▸ **GOAL**
An exact copy of all the data is required, with pictures left out.
· · · · · · ·
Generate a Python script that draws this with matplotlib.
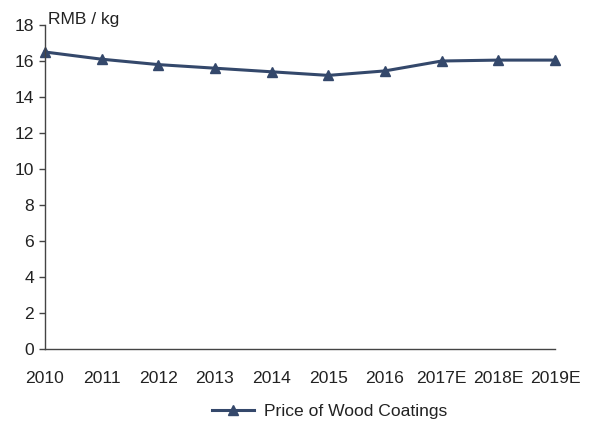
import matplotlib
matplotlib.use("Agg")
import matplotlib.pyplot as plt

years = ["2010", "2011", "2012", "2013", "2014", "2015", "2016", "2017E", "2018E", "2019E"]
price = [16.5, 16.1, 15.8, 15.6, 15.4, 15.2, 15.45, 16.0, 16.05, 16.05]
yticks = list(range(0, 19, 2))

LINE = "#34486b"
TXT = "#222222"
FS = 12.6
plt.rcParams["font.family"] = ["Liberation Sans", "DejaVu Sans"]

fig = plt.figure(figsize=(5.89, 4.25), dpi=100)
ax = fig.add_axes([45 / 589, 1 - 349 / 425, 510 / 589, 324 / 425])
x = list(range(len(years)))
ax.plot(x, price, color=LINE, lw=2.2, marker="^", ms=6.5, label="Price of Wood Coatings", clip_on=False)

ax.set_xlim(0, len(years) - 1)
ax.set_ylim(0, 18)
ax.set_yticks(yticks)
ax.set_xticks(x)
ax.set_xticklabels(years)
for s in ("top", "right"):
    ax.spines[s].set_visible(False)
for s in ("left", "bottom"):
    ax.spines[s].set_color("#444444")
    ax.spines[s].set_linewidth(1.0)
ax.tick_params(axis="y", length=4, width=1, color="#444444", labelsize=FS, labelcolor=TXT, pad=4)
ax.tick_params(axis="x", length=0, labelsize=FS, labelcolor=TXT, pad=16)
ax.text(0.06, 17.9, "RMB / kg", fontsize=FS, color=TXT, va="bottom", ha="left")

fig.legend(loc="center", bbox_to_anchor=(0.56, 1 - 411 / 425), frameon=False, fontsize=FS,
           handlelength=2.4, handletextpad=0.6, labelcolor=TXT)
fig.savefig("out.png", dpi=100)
· · · · · · ·
▸ **REPLY TO THE EXERCISE**
Generate a Python script that draws this with matplotlib.
import matplotlib
matplotlib.use("Agg")
import matplotlib.pyplot as plt

years = ["2010", "2011", "2012", "2013", "2014", "2015", "2016", "2017E", "2018E", "2019E"]
price = [16.5, 16.1, 15.8, 15.6, 15.4, 15.2, 15.45, 16.0, 16.05, 16.05]
yticks = list(range(0, 19, 2))

LINE = "#34486b"
TXT = "#222222"
FS = 12.6
plt.rcParams["font.family"] = ["Liberation Sans", "DejaVu Sans"]

fig = plt.figure(figsize=(5.89, 4.25), dpi=100)
ax = fig.add_axes([45 / 589, 1 - 349 / 425, 510 / 589, 324 / 425])
x = list(range(len(years)))
ax.plot(x, price, color=LINE, lw=2.2, marker="^", ms=6.5, label="Price of Wood Coatings", clip_on=False)

ax.set_xlim(0, len(years) - 1)
ax.set_ylim(0, 18)
ax.set_yticks(yticks)
ax.set_xticks(x)
ax.set_xticklabels(years)
for s in ("top", "right"):
    ax.spines[s].set_visible(False)
for s in ("left", "bottom"):
    ax.spines[s].set_color("#444444")
    ax.spines[s].set_linewidth(1.0)
ax.tick_params(axis="y", length=4, width=1, color="#444444", labelsize=FS, labelcolor=TXT, pad=4)
ax.tick_params(axis="x", length=0, labelsize=FS, labelcolor=TXT, pad=16)
ax.text(0.06, 17.9, "RMB / kg", fontsize=FS, color=TXT, va="bottom", ha="left")

fig.legend(loc="center", bbox_to_anchor=(0.56, 1 - 411 / 425), frameon=False, fontsize=FS,
           handlelength=2.4, handletextpad=0.6, labelcolor=TXT)
fig.savefig("out.png", dpi=100)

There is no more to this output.